Kaitlyn Wideman takes first place with her flag and essay on Chile.
Kaitlyn Wideman takes first place with her flag and essay on Chile.

Each year, in recognition of International Education Week, the registrar’s office at William Woods University conducts a flag-making and essay competition to encourage students to learn about another country.

The contestants were each assigned a specific country represented in the William Woods student body. They were instructed to make a replica of that country’s flag and write an essay on that country. The four judges were faculty and staff from outside the registrar’s office.

Jessica Love
Jessica Love’s flag and essay on the Dominican Republic win second place.

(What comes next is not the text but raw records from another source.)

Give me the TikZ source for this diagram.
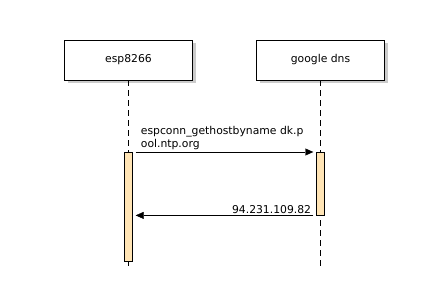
\documentclass[tikz,border=0pt]{standalone}
\usepackage{fontspec}
\setmainfont{DejaVu Sans}
\usetikzlibrary{shadows,arrows.meta}

\definecolor{barfill}{RGB}{255,228,181}

\begin{document}
\begin{tikzpicture}[>={Triangle[length=8pt,width=7pt]}, x=1pt, y=-1pt,
    font=\fontsize{10.8}{13}\selectfont]
    \newcommand\kEsp{128.5}
    \newcommand\kDns{320.5}
    \newcommand\kEnd{268}
    \tikzset{
      participant/.style={draw, fill=white, minimum width=128pt,
        minimum height=40pt, inner sep=0pt,
        drop shadow={shadow xshift=3pt, shadow yshift=-3pt, fill=black!40}},
      activation/.style={draw, fill=barfill, minimum width=8pt,
        inner sep=0pt, anchor=north},
      lifeline/.style={dash pattern=on 6pt off 4pt}
    }
    \useasboundingbox[fill=white] (0,0) rectangle (448,289);
    % participants
    \node[participant] (esp) at (\kEsp, 60) {esp8266};
    \node[participant] (dns) at (\kDns, 60) {google dns};
    \coordinate (espend) at (\kEsp, \kEnd);
    \coordinate (dnsend) at (\kDns, \kEnd);
    \draw[lifeline] (esp.south) -- (espend);
    \draw[lifeline] (dns.south) -- (dnsend);
    % activation bars
    \node[activation, minimum height=109pt] (espbar) at (\kEsp, 152) {};
    \node[activation, minimum height=63pt] (dnsbar) at (\kDns, 152) {};
    % messages
    \draw[->]
      ([xshift=3pt]espbar.north east) --
      node[pos=0, above right, align=left, inner sep=2pt, xshift=3pt]
        {espconn\_gethostbyname dk.p\\ool.ntp.org}
      ([xshift=-3pt]dnsbar.north west);
    \draw[->]
      ([xshift=-3pt]dnsbar.south west) --
      node[pos=0, above left, inner sep=2pt]{94.231.109.82}
      ([xshift=3pt]espbar.east |- dnsbar.south);
\end{tikzpicture}
\end{document}
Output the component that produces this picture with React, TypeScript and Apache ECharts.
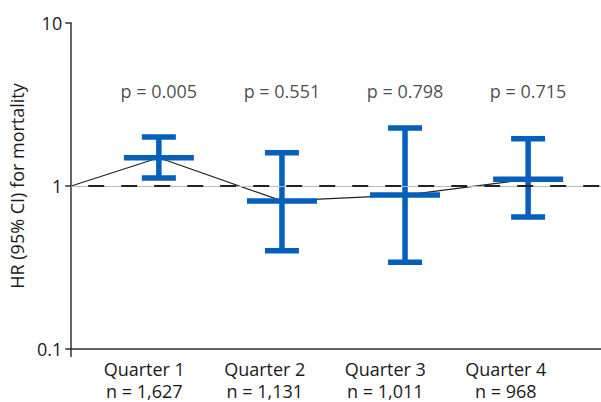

“The flags were judged based on creativity, similarity to the country’s current flag, and aesthetic appeal,” Tara Emerson, registrar, said.  “The papers were judged on how informative they were, and the ability to keep the reader’s attention.”

The winner of this year’s competition, for the third year in a row, was Kaitlyn Wideman, a junior athletic training major from Russellville, Mo., with her flag and essay on Chile.

In second place was Jessica Love, a freshman American Sign Language major from Fulton, Mo., with her flag and essay on the Dominican Republic.

Amanda Queen
Amanda Queen is awarded third place for her flag and essay on Spain.

Amanda Queen, a sophomore social work major from Auxvasse, Mo., was awarded third place for her flag and essay on Spain.

Honorable mention for this year’s contest was sophomore graphic design major, Lauren Rodewald from St. Peters, Mo., with her flag and essay on Russia.

Wideman, who enjoys sewing a flag each year, said, “My favorite part of the flag contest is learning about cultures that are different from our own.”

She added, “There are so many cultures around the world that have different customs, arts and crafts, food, sports and much more. It would be impossible to know the uniqueness of every culture, but it is always nice to learn a little bit about their ways of life.”